De todos los males provenientes del crimen organizado, no existe una provocación más alarmante que el terrorismo. Tal táctica ataca a los inocentes que el gobierno tiene la responsabilidad de proteger; es impredecible, así que es difícil que los mismos ciudadanos tomen medidas para protegerse a sí mismos; reduce la actividad económica que es la base de una sociedad próspera; y obliga a todos a vivir con temor. Es diferente que el llamado daño colateral, porque la muerte del inocente no es un accidente; al contrario, es el propósito explícito de la agresión. En fin, la presencia de terrorismo baja la calidad de vida para todos, cosa que multiplica el daño tremendo proveniente de las muertes y lesiones que éste provoca.

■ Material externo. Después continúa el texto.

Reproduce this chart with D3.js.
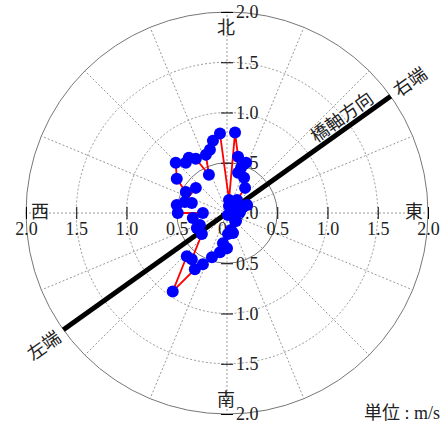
<!DOCTYPE html>
<html>
<head>
<meta charset="utf-8">
<script src="https://cdn.jsdelivr.net/npm/d3@7"></script>
<style>
  body { margin: 0; background: #fff; }
  .cjk { font-family: "Noto Sans CJK JP", sans-serif; font-size: 18px; fill: #222; }
</style>
</head>
<body>
<div id="chart"></div>
<script>
// east / north components (m/s), in drawing order
var east = [0.02, 0.06, 0.09, 0.04, 0.01, -0.04, 0.00, -0.07, -0.15, -0.24, -0.32, -0.54, -0.40, -0.35,
  -0.25, -0.30, -0.27, -0.34, -0.24, -0.49, -0.50, -0.35, -0.42, -0.31, -0.41, -0.50, -0.51, -0.41,
  -0.38, -0.31, -0.18, -0.21, -0.17, -0.14, -0.07, 0.02, 0.08, 0.11, 0.19, 0.14, 0.11, 0.17, 0.18,
  0.10, 0.16, 0.20, 0.13, 0.05, 0.01, 0.08, 0.06];
var north = [0.07, 0.00, -0.08, -0.17, -0.21, -0.30, -0.35, -0.39, -0.44, -0.51, -0.56, -0.78, -0.43, -0.46,
  -0.21, -0.15, -0.12, -0.05, 0.00, 0.00, 0.08, 0.10, 0.11, 0.25, 0.21, 0.34, 0.50, 0.50,
  0.55, 0.54, 0.38, 0.58, 0.63, 0.72, 0.79, 0.13, 0.80, 0.56, 0.50, 0.45, 0.40, 0.35, 0.25,
  0.13, 0.06, 0.08, 0.01, 0.05, -0.02, -0.08, -0.20];

var ringValues = [0.5, 1.0, 1.5, 2.0];
var tickValues = [-2, -1.5, -1, -0.5, 0, 0.5, 1, 1.5, 2];
var compass = [{name: "北", deg: 90}, {name: "南", deg: 270}, {name: "西", deg: 180}, {name: "東", deg: 0}];
var bridgeAngle = 35.5;   // degrees from east
var bridgeLabel = "橋軸方向";
var endLabels = ["右端", "左端"];
var unitLabel = "単位 : m/s";

var width = 445, height = 427;
var cx = 227, cy = 213, R = 201;
var serif = "'Liberation Serif', 'DejaVu Serif', serif";

var svg = d3.select("#chart").append("svg")
  .attr("width", width)
  .attr("height", height);

var x = d3.scaleLinear().domain([-2, 2]).range([cx - R, cx + R]);
var y = d3.scaleLinear().domain([-2, 2]).range([cy + R, cy - R]);
var r = d3.scaleLinear().domain([0, 2]).range([0, R]);

/* grid */
var grid = svg.append("g");
grid.selectAll("circle")
  .data(ringValues).enter()
  .append("circle")
  .attr("cx", cx).attr("cy", cy)
  .attr("r", d => r(d))
  .attr("fill", "none")
  .attr("stroke", d => (d == 0.5 || d == 2) ? "#777" : "#999")
  .attr("stroke-width", 1)
  .attr("stroke-dasharray", d => (d == 0.5 || d == 2) ? null : "2,2");

grid.selectAll("line")
  .data(d3.range(0, 360, 22.5)).enter()
  .append("line")
  .attr("x1", cx).attr("y1", cy)
  .attr("x2", d => cx + r(2) * Math.cos(d * Math.PI / 180))
  .attr("y2", d => cy - r(2) * Math.sin(d * Math.PI / 180))
  .attr("stroke", "#999")
  .attr("stroke-width", 1)
  .attr("stroke-dasharray", "2,2");

/* axes */
var fmtX = d => d == 0 ? "0" : Math.abs(d).toFixed(1);
var fmtY = d => Math.abs(d).toFixed(1);

var gx = svg.append("g")
  .attr("transform", `translate(0,${cy})`)
  .call(d3.axisBottom(x).tickValues(tickValues).tickFormat(fmtX).tickSize(6).tickPadding(3));
gx.select(".domain").remove();
gx.selectAll(".tick line").attr("y1", -6).attr("stroke", "#000");
gx.selectAll(".tick text").filter(d => d == 0).attr("dx", -5);

var gy = svg.append("g")
  .attr("transform", `translate(${cx},0)`)
  .call(d3.axisRight(y).tickValues(tickValues).tickFormat(fmtY).tickSize(6).tickPadding(3));
gy.select(".domain").remove();
gy.selectAll(".tick line").attr("x1", -6).attr("stroke", "#000");

gx.attr("font-family", serif).attr("font-size", 18);
gy.attr("font-family", serif).attr("font-size", 18);
svg.selectAll(".tick text").attr("fill", "#222");

/* compass labels */
var cpos = {"北": [cx - 1, 34], "南": [cx - 1, 406], "西": [40, 218], "東": [414, 218]};
svg.selectAll(".compass")
  .data(compass).enter()
  .append("text")
  .attr("class", "cjk compass")
  .attr("x", d => cpos[d.name][0])
  .attr("y", d => cpos[d.name][1])
  .attr("text-anchor", "middle")
  .text(d => d.name);

/* bridge axis */
var a = bridgeAngle * Math.PI / 180;
svg.append("line")
  .attr("x1", x(-2 * Math.cos(a))).attr("y1", y(-2 * Math.sin(a)))
  .attr("x2", x(2 * Math.cos(a))).attr("y2", y(2 * Math.sin(a)))
  .attr("stroke", "#000")
  .attr("stroke-width", 5);

function along(v) { return [x(v * Math.cos(a)), y(v * Math.sin(a))]; }

var p = along(1.485);
svg.append("text").attr("class", "cjk")
  .attr("transform", `translate(${p[0]},${p[1]}) rotate(${-bridgeAngle})`)
  .attr("text-anchor", "middle").attr("dy", -5)
  .text(bridgeLabel);

p = along(2.24);
svg.append("text").attr("class", "cjk")
  .attr("transform", `translate(${p[0]},${p[1]}) rotate(${-bridgeAngle})`)
  .attr("text-anchor", "middle").attr("dy", 6)
  .text(endLabels[0]);

p = along(-2.25);
svg.append("text").attr("class", "cjk")
  .attr("transform", `translate(${p[0]},${p[1]}) rotate(${-bridgeAngle})`)
  .attr("text-anchor", "middle").attr("dy", 8)
  .text(endLabels[1]);

/* data */
var pts = east.map((e, i) => [e, north[i]]);
svg.append("path")
  .datum(pts)
  .attr("d", d3.line().x(d => x(d[0])).y(d => y(d[1])))
  .attr("fill", "none")
  .attr("stroke", "#ff0000")
  .attr("stroke-width", 1.8);

svg.append("g").selectAll("circle")
  .data(pts).enter()
  .append("circle")
  .attr("cx", d => x(d[0]))
  .attr("cy", d => y(d[1]))
  .attr("r", 6)
  .attr("fill", "#0000ff");

/* unit */
svg.append("text")
  .attr("x", 440).attr("y", 419)
  .attr("text-anchor", "end")
  .style("font-family", "'Liberation Serif', 'Noto Sans CJK JP', serif")
  .style("font-size", "18px")
  .attr("fill", "#222")
  .text(unitLabel);
</script>
</body>
</html>
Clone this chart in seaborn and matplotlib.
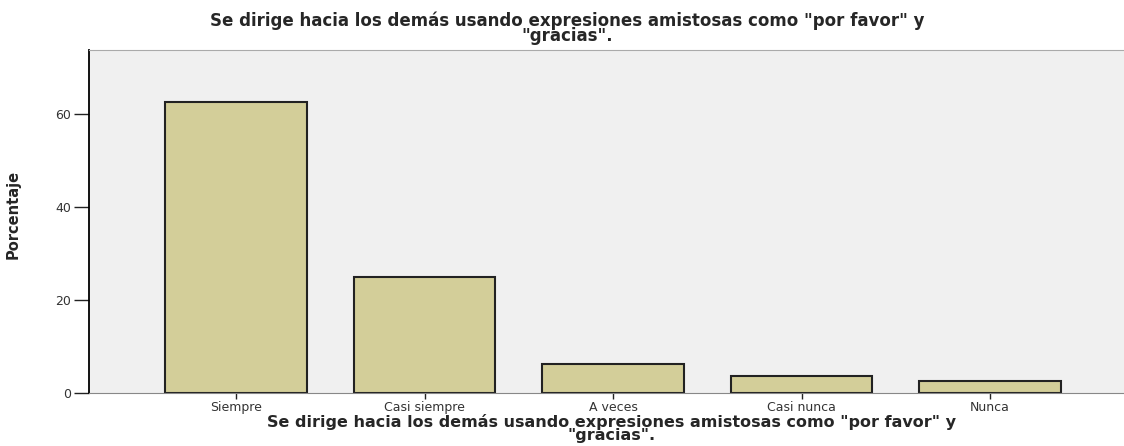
import pandas as pd
import matplotlib.pyplot as plt
import seaborn as sns

categorias = ["Siempre", "Casi siempre", "A veces", "Casi nunca", "Nunca"]
porcentajes = [62.5, 25.0, 6.25, 3.75, 2.5]
titulo = 'Se dirige hacia los demás usando expresiones amistosas como "por favor" y\n"gracias".'

df = pd.DataFrame({"cat": categorias, "pct": porcentajes})

sns.set_style("white")
plt.rcParams["font.family"] = ["DejaVu Sans"]

fig = plt.figure(figsize=(11.24, 4.46), dpi=100)
ax = fig.add_axes([0.0792, 0.1188, 0.9208, 0.7692])
ax.set_facecolor("#F0F0F0")

sns.barplot(data=df, x="cat", y="pct", ax=ax, color="#D3CE99", saturation=1,
            width=0.75, edgecolor="#222222", linewidth=1.5)

ax.set_xlim(-0.78, 4.71)
ax.set_ylim(0, 73.8)
ax.set_yticks([0, 20, 40, 60])

ax.spines["top"].set_visible(True)
ax.spines["top"].set_color("#AAAAAA")
ax.spines["right"].set_visible(False)
ax.spines["bottom"].set_color("#888888")
ax.spines["left"].set_color("black")
ax.spines["left"].set_linewidth(1.3)

ax.tick_params(axis="both", bottom=True, left=True, direction="out", width=1,
               colors="#222222", labelsize=9, labelcolor="#333333")
ax.tick_params(axis="x", length=4, pad=2)
ax.tick_params(axis="y", length=11, pad=2)

ax.set_ylabel("Porcentaje", fontsize=10.5, fontweight="bold",
              family=["Liberation Sans Narrow", "DejaVu Sans"])
ax.yaxis.set_label_coords(-0.066, 0.52)
ax.set_xlabel(titulo, fontsize=11.5, fontweight="bold", linespacing=0.8)
ax.xaxis.set_label_coords(0.505, -0.062)
ax.xaxis.label.set_va("top")

fig.text(0.505, 0.975, titulo, ha="center", va="top", fontsize=12,
         fontweight="bold", linespacing=0.8)

fig.savefig("out.png", dpi=100)
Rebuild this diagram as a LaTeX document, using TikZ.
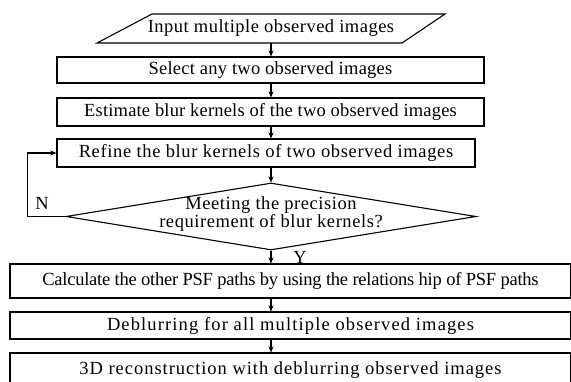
\documentclass[tikz,border=0pt]{standalone}
\usepackage{fontspec}
\setmainfont{Liberation Serif}
\usetikzlibrary{shapes.geometric,arrows.meta}

\begin{document}
\begin{tikzpicture}[x=1pt,y=-1pt,
  boxsty/.style={draw,line width=1.1pt,inner sep=0pt},
  txtsty/.style={font=\fontsize{18.5}{18}\selectfont\addfontfeature{LetterSpace=#1}},
  txtsty/.default=0,
  arrsty/.style={line width=1.1pt,-{Stealth[length=6pt,width=5pt]}}]
  \useasboundingbox (0,0) rectangle (571,381);
  \clip (0,0) rectangle (571,381);

  % input
  \draw[line width=1.1pt] (97,43) -- (152,14) -- (445,14) -- (402,43) -- cycle;
  \node[txtsty=2.6,minimum height=29pt,inner sep=0pt] (in) at (271,28.5) {Input multiple observed images};

  \node[boxsty,txtsty=1.4,minimum width=427pt,minimum height=26pt] (sel) at (270.5,70) {Select any two observed images};
  \node[boxsty,txtsty=1,minimum width=427pt,minimum height=28pt] (est) at (270.5,112) {Estimate blur kernels of the two observed images};
  \node[boxsty,txtsty=3.5,minimum width=418pt,minimum height=28pt] (ref) at (266,153) {Refine the blur kernels of two observed images};

  % check
  \node[boxsty,diamond,minimum width=410pt,minimum height=67pt] (chk) at (271,216.5) {};
  \node[txtsty=3,align=center] (chkt) at (271,214) {Meeting the precision\\requirement of blur kernels?};

  \node[boxsty,txtsty=-1.3,minimum width=561pt,minimum height=34pt] (calc) at (290.5,281) {Calculate the other PSF paths by using the relations hip of PSF paths};
  \node[boxsty,txtsty=6.1,minimum width=561pt,minimum height=27pt] (debl) at (290.5,325.5) {Deblurring for all multiple observed images};
  \node[boxsty,txtsty=5.2,minimum width=561pt,minimum height=34pt] (rec) at (290.5,370) {3D reconstruction with deblurring observed images};

  \node[txtsty] (nlab) at (42,203) {N};
  \node[txtsty] (ylab) at (300,257) {Y};

  \draw[arrsty] (in.south) -- (in.south |- sel.north);
  \draw[arrsty] (in.south |- sel.south) -- (in.south |- est.north);
  \draw[arrsty] (in.south |- est.south) -- (in.south |- ref.north);
  \draw[arrsty] (chk.north |- ref.south) -- (chk.north);
  \draw[arrsty] (chk.south) -- (chk.south |- calc.north);
  \draw[arrsty] (chk.south |- calc.south) -- (chk.south |- debl.north);
  \draw[arrsty] (chk.south |- debl.south) -- (chk.south |- rec.north);
  \draw[arrsty] (chk.west) -- ++(-38,0) |- (ref.west);
\end{tikzpicture}
\end{document}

El terrorismo se asocia hoy en día con las bombas y el extremismo musulmán pero la táctica es adaptable a muchas circunstancias diferentes, y sería un error pensar que por la lejanía del Medio Oriente, México está inmune a los peligros de las tácticas terroristas. Es decir, si uno quiere un ejemplo claro de terrorismo, no tiene que fijarse más allá que Torreón, Coahuila.
La madrugada del 7 de enero, grupos armados atacaron una serie de bares en Torreón, matando a ocho personas. El único error de las víctimas fueron las ganas de unas cheves, un pecado que del cual casi todo el mundo es culpable. Es decir, fueron inocentes. Los asesinos no los buscaron por su relación con un grupo rival, sino porque estuvieron presentes en el lugar dado. Los matones no usaron bombas, y no creo que hayan sido extremistas religiosos, pero buscaban sembrar miedo en el público y mandar un mensaje espectacular a sus rivales a través de los cuerpos acribillados de civiles. Fue terrorismo.
No es la primera vez que pasa así en Torreón. En 2010, sucedieron tres casos parecidos, en que grupos armados llegaron a bares o quintas, y empezaron a disparar indiscriminadamente contra la multitud. Docenas de personas se murieron, y más aún se quedaron lesionados en El Ferrie, Las Juanas, y la Quinta Italia Inn. Igual que hace unas semanas, las víctimas no fueron ultimadas por sus labores en el mundo criminal; se murieron por el simple hecho de haber escogido el lugar equivocado para la pachanga semanal.
Si una persona (o un grupo de personas) tiene la determinación fijada de disparar al azar contra una multitud indefensa, es casi imposible pararlas. Si el chiste es disparar contra inocentes, pues sobran “blancos blandos” en cualquier ciudad del mundo, no importa la cantidad de policías o militares que se despliegan en una zona. Siempre hay límites a la habilidad del Estado de monopolizar la violencia y proteger a los ciudadanos.
Pero el gobierno sí puede desalentar futuros ataques, esclareciendo los hechos y castigando a los responsables y sus socios. Y precisamente esto no pasó después de los ataques de 2010. Semanas después del último, salió la noticia de que los grupos habían salido de la cárcel de Gómez Palacio en las noches para realizar los ataques, para luego regresar a su vida tras las rejas. Con este dato escandaloso, se dio fin al asunto, pero muchas preguntas nunca se contestaron. Peor aún, muchos culpables nunca se identificaron.
Así pues, no es tan sorprendente ver una repetición de estos ataques, porque el mensaje del gobierno de Calderón (y los demás gobiernos relevantes) fue tan débil. Como criminal operando en la Comarca Lagunera, la lección fue: matar a inocentes no es tan, tan mal visto, y lo puedo hacer sin asegurar que se acabe mi carrera criminal.
Cabe una comparación con la reacción al asesinato de Jaime Zapata, agente federal estadounidense, en febrero de 2011. En aquel momento, la respuesta de las autoridades relevantes fue contundente. Aunque no fue un ataque intencional contra los Estados Unidos, sino un caso de identidad equivocada, el asesinato provocó una ola de detenciones, mensajes públicos de que no se permitiría provocaciones así, hasta órdenes al culpable de sus jefes criminales de entregarse, cosa que luego hizo. Los Zetas se convirtieron en el objetivo principal de ambos gobiernos. Todos los actores relevantes, desde los oficiales hasta los mismos criminales, reconocieron que no se vale matar a agentes estadounidenses. Desde luego, es una política que celebro, pero la pregunta obvia es porque no se aplica la misma lógica a los actos de terrorismo.
El gobierno de Peña Nieto ha hablado con frecuencia y sabiduría sobre una nueva lista de prioridades criminales, y la necesidad de implementar una estrategia disuasiva. Representa un cambio loable después de la agresión robótica de Calderón, pero por lo pronto, el cambio es más retórico que operacional.
El caso de Torreón representa una oportunidad de convertir sus palabras en hechos. Ojalá y lo hagan; ojalá y se castigue esta serie de ataques con la contundencia merecida.